Paul Tremblay signe un roman bâti au cordeau. Impossible d’en dire plus ici sur l’intrigue elle-même et son déroulement, ce serait faire violence au futur lecteur de ce roman stupéfiant, sidérant. Les titres des chapitres – « Eric », « Sabrina », « Wen », etc. – ne renvoient pas à un changement de narrateur, mais à un changement d’angle d’un narrateur omniscient. Les chapitres se chevauchent légèrement dans les premiers paragraphes, créant un kaléidoscope narratif qui tient du montage précis et subjectif. La violence est une composante omniprésente, aussi terrifiante psychologiquement que physiquement. Des éléments quasi graphiques – les armes bricolées que j’ai mentionnées plus haut, ou encore des masques en textile blanc – provoquent la terreur plus encore, si c’est possible, que la situation elle-même. Le parallèle entre les sept sauterelles capturées par la petite fille au début du roman et les sept personnages enfermés dans la cabane est saisissant. Le motif des cicatrices, réelles et psychiques, court à bas bruit tout au long du texte. 

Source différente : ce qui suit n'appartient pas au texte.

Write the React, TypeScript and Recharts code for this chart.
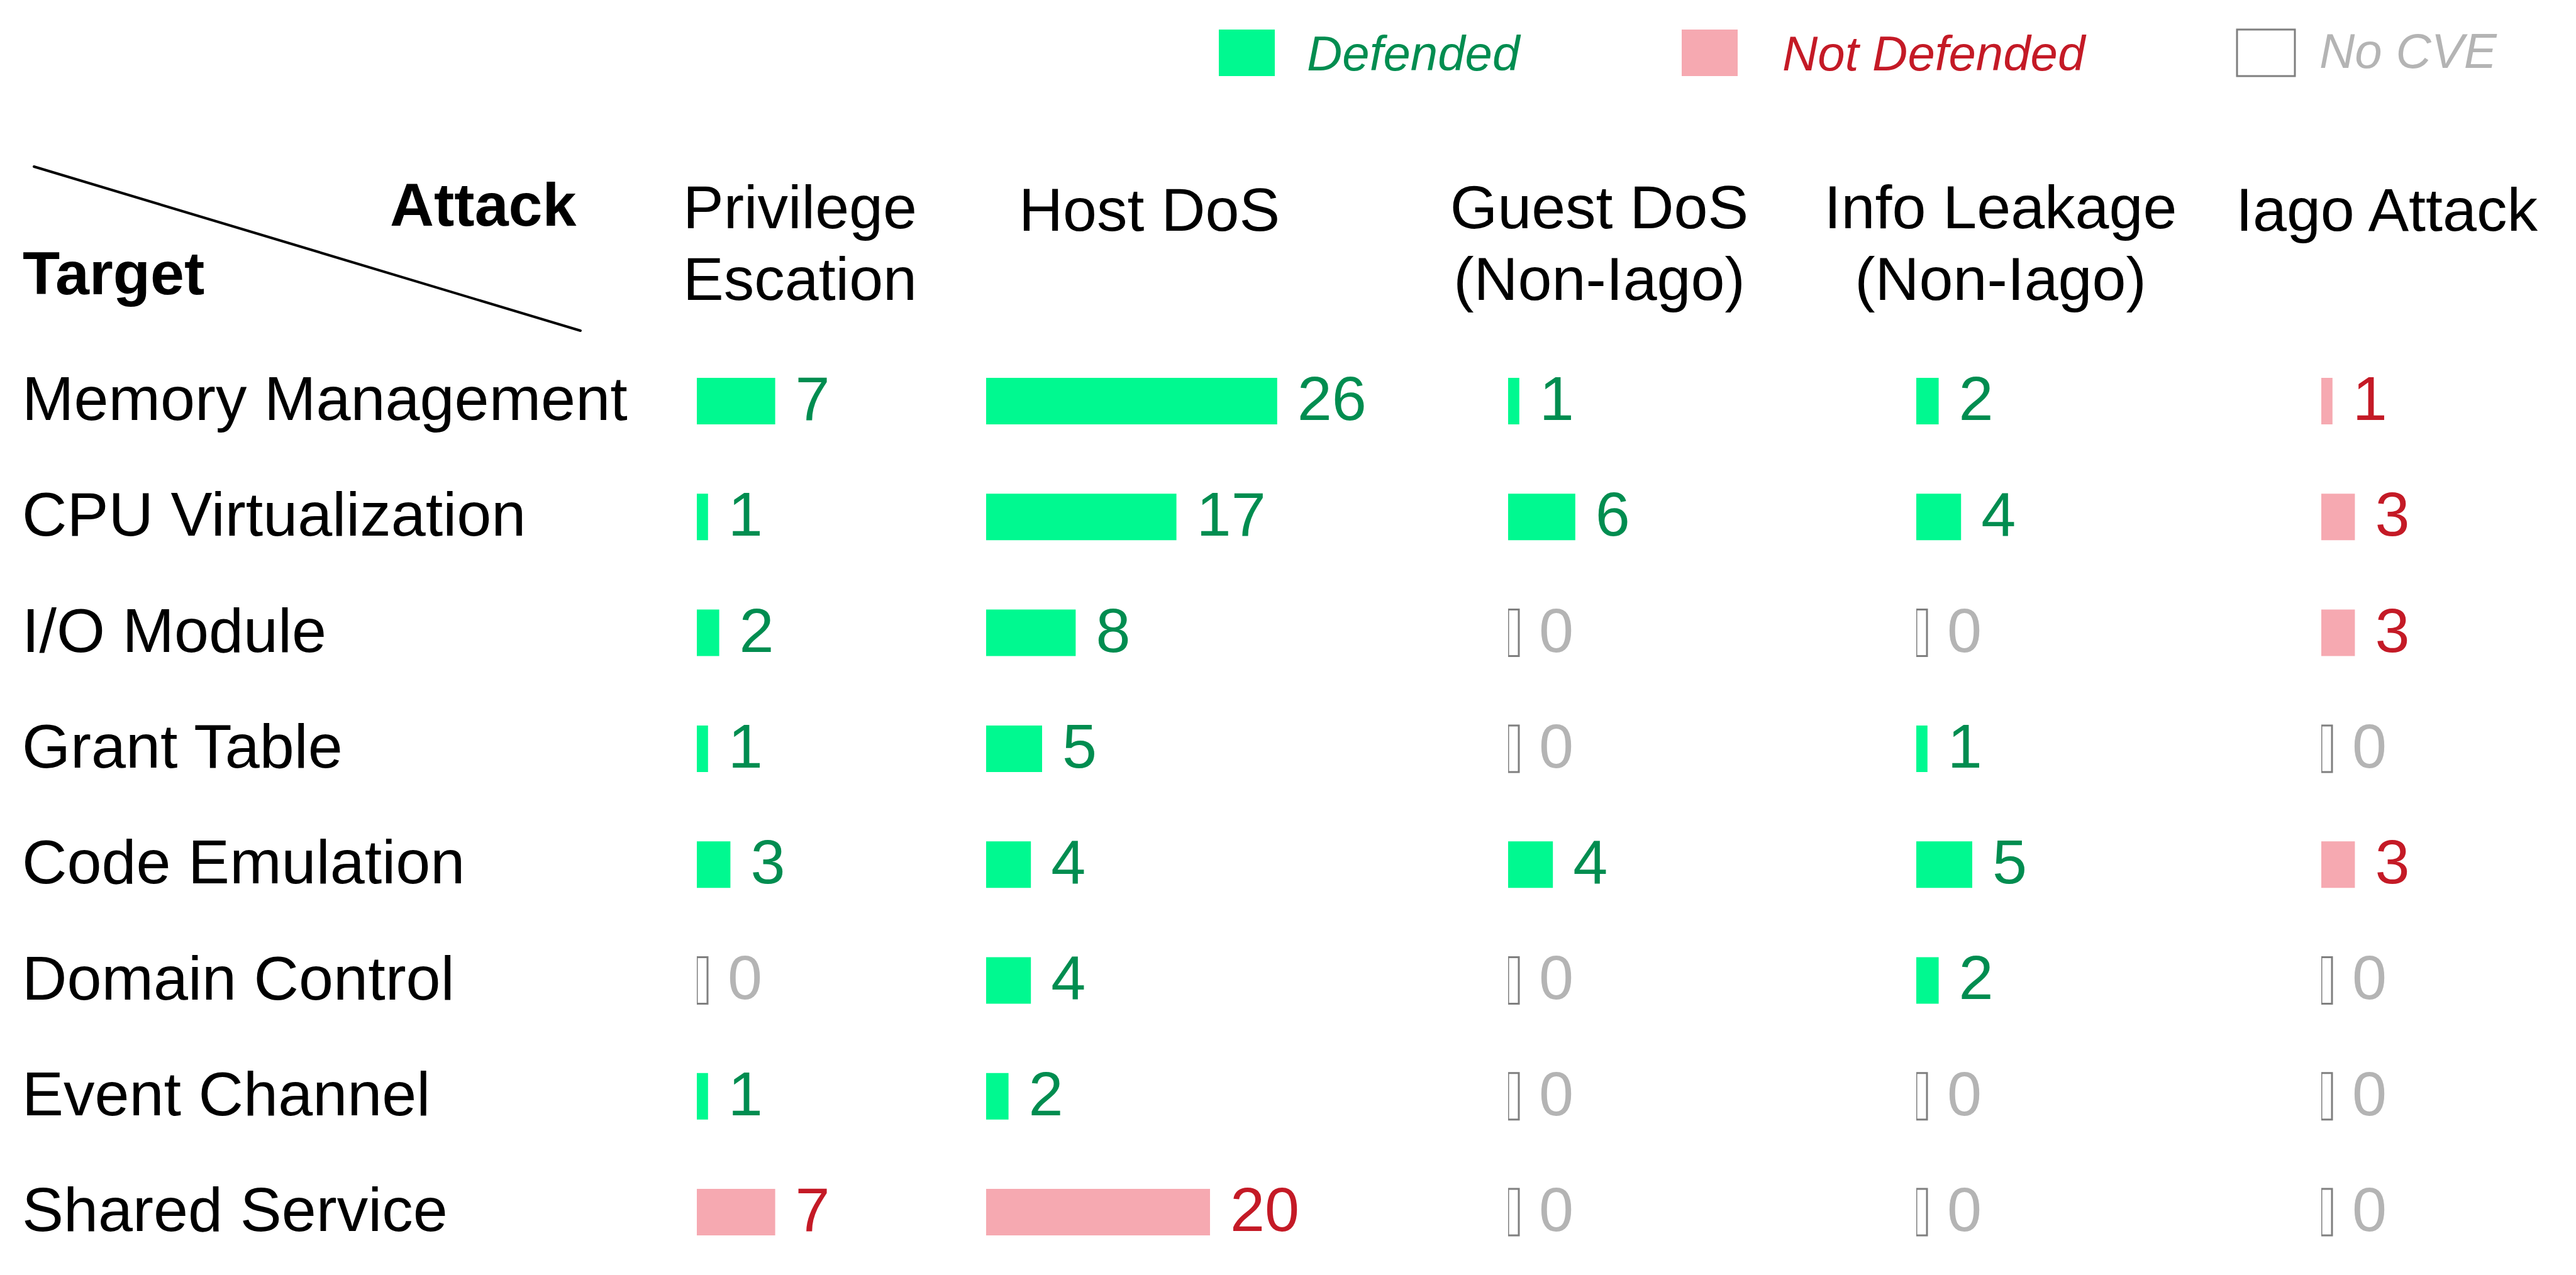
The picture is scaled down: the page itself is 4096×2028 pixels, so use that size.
import React from 'react';
import { BarChart, Bar, XAxis, YAxis, Cell, LabelList } from 'recharts';

const TARGETS = [
  'Memory Management', 'CPU Virtualization', 'I/O Module', 'Grant Table',
  'Code Emulation', 'Domain Control', 'Event Channel', 'Shared Service',
];

const ATTACK_KEYS = ['privilege', 'hostDos', 'guestDos', 'infoLeak', 'iago'];
const ATTACK_HEADERS = [
  ['Privilege', 'Escation'],
  ['Host DoS'],
  ['Guest DoS', '(Non-Iago)'],
  ['Info Leakage', '(Non-Iago)'],
  ['Iago Attack'],
];

// CVE counts per target, one list per attack
const PRIVILEGE = [7, 1, 2, 1, 3, 0, 1, 7];
const HOST_DOS = [26, 17, 8, 5, 4, 4, 2, 20];
const GUEST_DOS = [1, 6, 0, 0, 4, 0, 0, 0];
const INFO_LEAK = [2, 4, 0, 1, 5, 2, 0, 0];
const IAGO = [1, 3, 3, 0, 3, 0, 0, 0];

// defended or not, per target
const PRIVILEGE_DEF = [true, true, true, true, true, true, true, false];
const HOST_DOS_DEF = [true, true, true, true, true, true, true, false];
const GUEST_DOS_DEF = [true, true, true, true, true, true, true, true];
const INFO_LEAK_DEF = [true, true, true, true, true, true, true, true];
const IAGO_DEF = [false, false, false, false, false, false, false, false];

const LEGEND_LABELS = ['Defended', 'Not Defended', 'No CVE'];

const VALUES = [PRIVILEGE, HOST_DOS, GUEST_DOS, INFO_LEAK, IAGO];
const DEFENDED = [PRIVILEGE_DEF, HOST_DOS_DEF, GUEST_DOS_DEF, INFO_LEAK_DEF, IAGO_DEF];

const rows = TARGETS.map((target, i) => {
  const row: Record<string, string | number> = { target };
  ATTACK_KEYS.forEach((k, c) => { row[k] = VALUES[c][i]; });
  return row;
});

// layout
const W = 4096;
const H = 2028;
const FONT = '"Liberation Sans", Arial, Helvetica, sans-serif';
const FS = 97;
const ROW_FS = 99;
const COL_X = [1108, 1568, 2398, 3047, 3691];
const PX_PER_UNIT = 17.8;
const GRID_TOP = 546;
const ROW_H = 184.3;
const BAR_H = 74;
const ZERO_W = 17;
const LABEL_X = 35;
const VALUE_GAP = 32;
const BASELINE_DY = 30;

const GREEN = '#00F990';
const GREEN_TEXT = '#008D50';
const PINK = '#F6A9B1';
const RED_TEXT = '#C41A26';
const GREY_BOX = '#7F7F7F';
const GREY_TEXT = '#B4B4B4';

const HEADER_POS = [
  { x: 1086, anchor: 'start', y: [363, 477] },
  { x: 1620, anchor: 'start', y: [367] },
  { x: 2543, anchor: 'middle', y: [363, 477] },
  { x: 3181, anchor: 'middle', y: [363, 477] },
  { x: 3555, anchor: 'start', y: [367] },
];

const LEGEND_POS = [
  { box: 1938, boxW: 89, text: 2078, ty: 112 },
  { box: 2674, boxW: 89, text: 2834, ty: 112 },
  { box: 3557, boxW: 92, text: 3688, ty: 108 },
];

const status = (c: number, i: number) =>
  VALUES[c][i] === 0 ? 'none' : DEFENDED[c][i] ? 'def' : 'notdef';

const ValueLabel = (props: any, c: number) => {
  const vb = props.viewBox ?? props;
  const { x, y, width, height } = vb;
  const i = props.index;
  const st = status(c, i);
  const color = st === 'def' ? GREEN_TEXT : st === 'notdef' ? RED_TEXT : GREY_TEXT;
  return (
    <text
      x={x + width + VALUE_GAP}
      y={y + height / 2 + BASELINE_DY}
      fill={color}
      fontSize={ROW_FS}
      fontFamily={FONT}
    >
      {props.value}
    </text>
  );
};

const RowLabel = (props: any) => (
  <text x={LABEL_X} y={props.y + BASELINE_DY} fontSize={ROW_FS} fontFamily={FONT} fill="#000">
    {props.payload.value}
  </text>
);

const ColumnChart = ({ c }: { c: number }) => {
  const plotW = (c < COL_X.length - 1 ? COL_X[c + 1] : W) - COL_X[c];
  const first = c === 0;
  return (
    <div style={{ position: 'absolute', top: GRID_TOP, left: first ? 0 : COL_X[c] }}>
      <BarChart
        layout="vertical"
        width={first ? COL_X[0] + plotW : plotW}
        height={ROW_H * TARGETS.length}
        data={rows}
        margin={{ top: 0, right: 0, bottom: 0, left: 0 }}
      >
        <XAxis type="number" hide domain={[0, plotW / PX_PER_UNIT]} allowDataOverflow />
        <YAxis
          type="category"
          dataKey="target"
          hide={!first}
          width={COL_X[0]}
          axisLine={false}
          tickLine={false}
          interval={0}
          tick={RowLabel}
        />
        <Bar
          dataKey={ATTACK_KEYS[c]}
          barSize={BAR_H}
          isAnimationActive={false}
          minPointSize={(v: any) => (v === 0 ? ZERO_W : 0)}
        >
          {VALUES[c].map((_, i) => {
            const st = status(c, i);
            return st === 'none'
              ? <Cell key={i} fill="#fff" stroke={GREY_BOX} strokeWidth={3} />
              : <Cell key={i} fill={st === 'def' ? GREEN : PINK} stroke="none" />;
          })}
          <LabelList dataKey={ATTACK_KEYS[c]} content={(p: any) => ValueLabel(p, c)} />
        </Bar>
      </BarChart>
    </div>
  );
};

export default function App() {
  const legendFill = [GREEN, PINK, '#fff'];
  const legendText = [GREEN_TEXT, RED_TEXT, GREY_TEXT];
  return (
    <div style={{ position: 'relative', width: W, height: H, overflow: 'hidden', background: '#fff', fontFamily: FONT }}>
      <style>{'body{margin:0}'}</style>
      <svg width={W} height={GRID_TOP} style={{ position: 'absolute', left: 0, top: 0 }}>
        {LEGEND_LABELS.map((label, k) => (
          <g key={label}>
            <rect
              x={LEGEND_POS[k].box}
              y={47}
              width={LEGEND_POS[k].boxW}
              height={74}
              fill={legendFill[k]}
              stroke={k === 2 ? GREY_BOX : 'none'}
              strokeWidth={k === 2 ? 3 : 0}
            />
            <text
              x={LEGEND_POS[k].text}
              y={LEGEND_POS[k].ty}
              fontSize={78}
              fontStyle="italic"
              fontFamily={FONT}
              fill={legendText[k]}
            >
              {label}
            </text>
          </g>
        ))}
        <line x1={54} y1={265} x2={923} y2={526} stroke="#000" strokeWidth={4} strokeLinecap="round" />
        <text x={620} y={359} fontSize={FS} fontWeight="bold" fontFamily={FONT}>Attack</text>
        <text x={36} y={468} fontSize={FS} fontWeight="bold" fontFamily={FONT}>Target</text>
        {ATTACK_HEADERS.map((lines, c) =>
          lines.map((line, j) => (
            <text
              key={`${c}-${j}`}
              x={HEADER_POS[c].x}
              y={HEADER_POS[c].y[j]}
              textAnchor={HEADER_POS[c].anchor as any}
              fontSize={FS}
              fontFamily={FONT}
              fill="#000"
            >
              {line}
            </text>
          ))
        )}
      </svg>
      {ATTACK_KEYS.map((k, c) => <ColumnChart key={k} c={c} />)}
    </div>
  );
}
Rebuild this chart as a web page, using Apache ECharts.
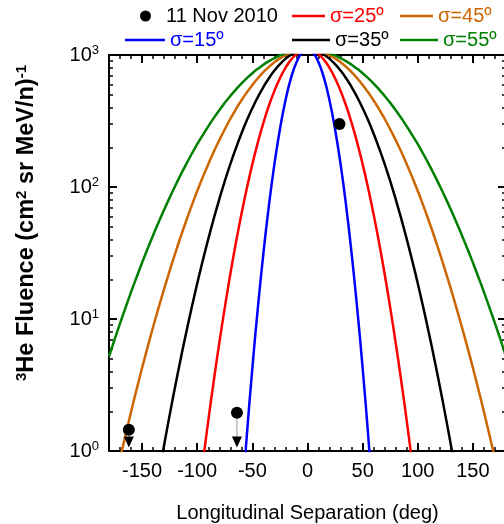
<!DOCTYPE html>
<html><head><meta charset="utf-8">
<script src="https://cdn.jsdelivr.net/npm/echarts@6/dist/echarts.min.js"></script>
<style>html,body{margin:0;padding:0;background:#fff}#c{width:504px;height:524px}</style>
</head><body><div id="c"></div>
<script>
const N = null;
const FONT = '"Liberation Sans", Arial, sans-serif';

// longitudinal separation (deg), sampled every 5 deg
const lon = [-180,-175,-170,-165,-160,-155,-150,-145,-140,-135,-130,-125,-120,-115,-110,-105,-100,-95,-90,-85,-80,-75,-70,-65,-60,-55,-50,-45,-40,-35,-30,-25,-20,-15,-10,-5,0,5,10,15,20,25,30,35,40,45,50,55,60,65,70,75,80,85,90,95,100,105,110,115,120,125,130,135,140,145,150,155,160,165,170,175,180];

const sig15 = [N,N,N,N,N,N,N,N,N,N,N,N,N,N,N,N,N,N,N,N,N,N,N,N,
  0.37,1.32,4.25,12.2,31.4,72.3,149,274,452,667,881,1040,1100,1040,881,667,452,274,149,72.3,31.4,12.2,4.25,1.32,0.37,
  N,N,N,N,N,N,N,N,N,N,N,N,N,N,N,N,N,N,N,N,N,N,N,N];
const sig25 = [N,N,N,N,N,N,N,N,N,N,N,N,N,N,N,N,
  0.37,0.80,1.69,3.40,6.57,12.2,21.8,37.5,61.7,97.8,149,218,306,413,535,667,799,919,1015,1078,
  1100,
  1078,1015,919,799,667,535,413,306,218,149,97.8,61.7,37.5,21.8,12.2,6.57,3.40,1.69,0.80,0.37,
  N,N,N,N,N,N,N,N,N,N,N,N,N,N,N,N];
const sig35 = [N,N,N,N,N,N,N,N,
  0.37,0.65,1.11,1.87,3.08,4.98,7.88,12.2,18.6,27.6,40.3,57.6,80.7,110.8,149,196,253,320,396,481,572,667,762,852,934,1004,1056,1089,
  1100,
  1089,1056,1004,934,852,762,667,572,481,396,320,253,196,149,110.8,80.7,57.6,40.3,27.6,18.6,12.2,7.88,4.98,3.08,1.87,1.11,0.65,0.37,
  N,N,N,N,N,N,N,N];
const sig45 = [0.369,0.572,0.875,1.32,1.98,2.92,4.25,6.12,8.70,12.2,16.9,23.2,31.4,42.0,55.4,72.3,93.1,118.5,149,184.8,226,274,328,388,452,521,593,667,741,813,881,943,997,1041,1073,1093,
  1100,
  1093,1073,1041,997,943,881,813,741,667,593,521,452,388,328,274,226,184.8,149,118.5,93.1,72.3,55.4,42.0,31.4,23.2,16.9,12.2,8.70,6.12,4.25,2.92,1.98,1.32,0.875,0.572,0.369];
const sig55 = [5.20,6.97,9.26,12.2,16.0,20.7,26.7,34.1,43.1,54.1,67.3,83.1,101.8,123.6,149,178,211,247,288,333,382,434,489,547,607,667,728,787,844,898,948,992,1030,1060,1082,1095,
  1100,
  1095,1082,1060,1030,992,948,898,844,787,728,667,607,547,489,434,382,333,288,247,211,178,149,123.6,101.8,83.1,67.3,54.1,43.1,34.1,26.7,20.7,16.0,12.2,9.26,6.97,5.20];

// 11 Nov 2010 observations
const obsLon = [29, -64, -162];
const obsVal = [300, 1.95, 1.45];
// upper limits (arrows)
const limLon = [-64, -162];
const limVal = [1.95, 1.45];
const arrowVal = [1.17, 1.17];

// ticks
const xMajor = [-150,-100,-50,0,50,100,150];
const yMajor = [1,10,100,1000];
const yExp = ['0','1','2','3'];
const yMinor = [2,3,4,5,6,7,8,9,20,30,40,50,60,70,80,90,200,300,400,500,600,700,800,900];

const curves = [
  {name:'σ=15º', vals:sig15, color:'#0000ff'},
  {name:'σ=25º', vals:sig25, color:'#ff0000'},
  {name:'σ=35º', vals:sig35, color:'#000000'},
  {name:'σ=45º', vals:sig45, color:'#cc6600'},
  {name:'σ=55º', vals:sig55, color:'#008000'}
];

const chart = echarts.init(document.getElementById('c'), null, {renderer:'canvas'});

const axLine = {show:true, onZero:false, lineStyle:{color:'#000', width:2}};
const noLine = {show:false, onZero:false};
const majTick = (vals) => ({show:true, inside:true, length:8, customValues:vals, lineStyle:{color:'#000', width:2}});
const minTick = {show:true, inside:true, length:4, lineStyle:{color:'#000', width:1.5}};

function xAx(pos, major, extra) {
  return Object.assign({
    type:'value', min:-180, max:180, position:pos, gridIndex:0,
    splitLine:{show:false}, axisLine: major ? axLine : noLine,
    axisTick: major ? majTick(xMajor) : Object.assign({}, minTick),
    axisLabel:{show:false}
  }, major ? {} : {interval:10}, extra || {});
}
function yAx(pos, major, extra) {
  return Object.assign({
    type:'log', logBase:10, min:1, max:1000, position:pos, gridIndex:0,
    splitLine:{show:false}, axisLine: major ? axLine : noLine,
    axisTick: major ? majTick(yMajor) : Object.assign({customValues:yMinor}, minTick),
    axisLabel:{show:false}
  }, extra || {});
}

const series = curves.map(c => ({
  type:'line', name:c.name, smooth:true, symbol:'none', showSymbol:false, clip:true, z:2,
  xAxisIndex:0, yAxisIndex:0,
  data: lon.map((x,i)=>[x, c.vals[i]]).filter(p => p[1] !== null),
  lineStyle:{color:c.color, width:2.5}, itemStyle:{color:c.color}
}));
limLon.forEach((x,i) => series.push({
  type:'line', symbol:'none', z:3, silent:true, xAxisIndex:0, yAxisIndex:0,
  data:[[x, limVal[i]], [x, arrowVal[i]]],
  lineStyle:{color:'#999', width:1}
}));
series.push({
  type:'scatter', z:4, xAxisIndex:0, yAxisIndex:0, symbol:'triangle', symbolRotate:180, symbolSize:[10,11],
  data: limLon.map((x,i)=>[x, arrowVal[i]]), itemStyle:{color:'#000', opacity:1}, silent:true
});
series.push({
  type:'scatter', name:'11 Nov 2010', z:5, xAxisIndex:0, yAxisIndex:0, symbol:'circle', symbolSize:12,
  data: obsLon.map((x,i)=>[x, obsVal[i]]), itemStyle:{color:'#000', opacity:1}
});

function leg(name, color, left, top, w, isDot) {
  return {
    data:[{name:name, textStyle:{color:color}}], left:left, top:top, padding:0, itemGap:0,
    itemWidth:w, itemHeight: isDot ? 11 : 2.5, selectedMode:false,
    icon: isDot ? 'circle' : 'rect',
    itemStyle:{color:color, opacity:1, borderWidth:0},
    lineStyle:{width:0},
    textStyle:{fontSize:20, fontFamily:FONT, color:color}
  };
}

chart.setOption({
  animation:false,
  backgroundColor:'#fff',
  textStyle:{fontFamily:FONT},
  grid:{left:109, top:55, width:397, height:396, outerBoundsMode:'none', containLabel:false},
  legend:[
    leg('11 Nov 2010', '#000000', 140, 6, 31, true),
    leg('σ=25º', '#ff0000', 292, 6, 33),
    leg('σ=45º', '#cc6600', 400, 6, 33),
    leg('σ=15º', '#0000ff', 125, 30, 40),
    leg('σ=35º', '#000000', 292, 30, 38),
    leg('σ=55º', '#008000', 400, 30, 38)
  ],
  xAxis:[
    xAx('bottom', true, {
      axisLabel:{show:true, customValues:xMajor, fontSize:20, color:'#000', margin:10, fontFamily:FONT},
      name:'Longitudinal Separation (deg)', nameLocation:'middle', nameGap:52,
      nameTextStyle:{fontSize:20, color:'#000', fontFamily:FONT}
    }),
    xAx('bottom', false),
    xAx('top', true),
    xAx('top', false)
  ],
  yAxis:[
    yAx('left', true, {
      axisLabel:{show:true, customValues:yMajor, margin:10,
        formatter: v => '{b|10}{s|' + yExp[yMajor.indexOf(Math.round(v))] + '}',
        rich:{
          b:{fontSize:20, color:'#000', fontFamily:FONT, lineHeight:22},
          s:{fontSize:13, color:'#000', fontFamily:FONT, verticalAlign:'top', lineHeight:13}
        }
      }
    }),
    yAx('left', false),
    yAx('right', true),
    yAx('right', false)
  ],
  graphic:[{
    type:'text', x:27, y:223, rotation:Math.PI/2, silent:true,
    style:{
      text:'{s|3}{b|He Fluence (cm}{s|2}{b| sr MeV/n)}{s|-1}',
      align:'center', verticalAlign:'middle', fill:'#000',
      rich:{
        b:{fontSize:23.5, fontWeight:'bold', fontFamily:FONT, fill:'#000', lineHeight:26},
        s:{fontSize:15, fontWeight:'bold', fontFamily:FONT, fill:'#000', verticalAlign:'top', lineHeight:15}
      }
    }
  }],
  series: series
});
</script>
</body></html>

Il y a bien longtemps qu’un roman ne m’avait pas tenue ainsi en haleine, suspendue entre terreur et empathie, scotchée par une intrigue en vortex déplaisant et admirable, une plongée dans la folie et la rationalité, une interrogation sur la vie, la mort, la vie des autres et la mort des nôtres. Il n’est pas étonnant que Mariana Enriquez parle de Paul Tremblay comme de quelqu’un de cher et d’admiré. J’ai pensé aux romans Sophie’s choice de William Styron et Sukkwan Island de David Vann, aux films As Bestas de Rodrigo Sorogoyen et A history of violence de David Cronenberg, autant de lectures et de visionnages dont je ne me suis, à dire vrai, jamais vraiment remise, qui continuent non de me hanter, mais de m’interroger, de m’émouvoir, de me secouer. 

Il ne faut pas avoir peur d’entrer dans La Cabane aux confins du monde. Certes, tout au long de la lecture, on sera terrifié. Mais, la dernière page tournée, on saura qu’on a lu un texte d’exception.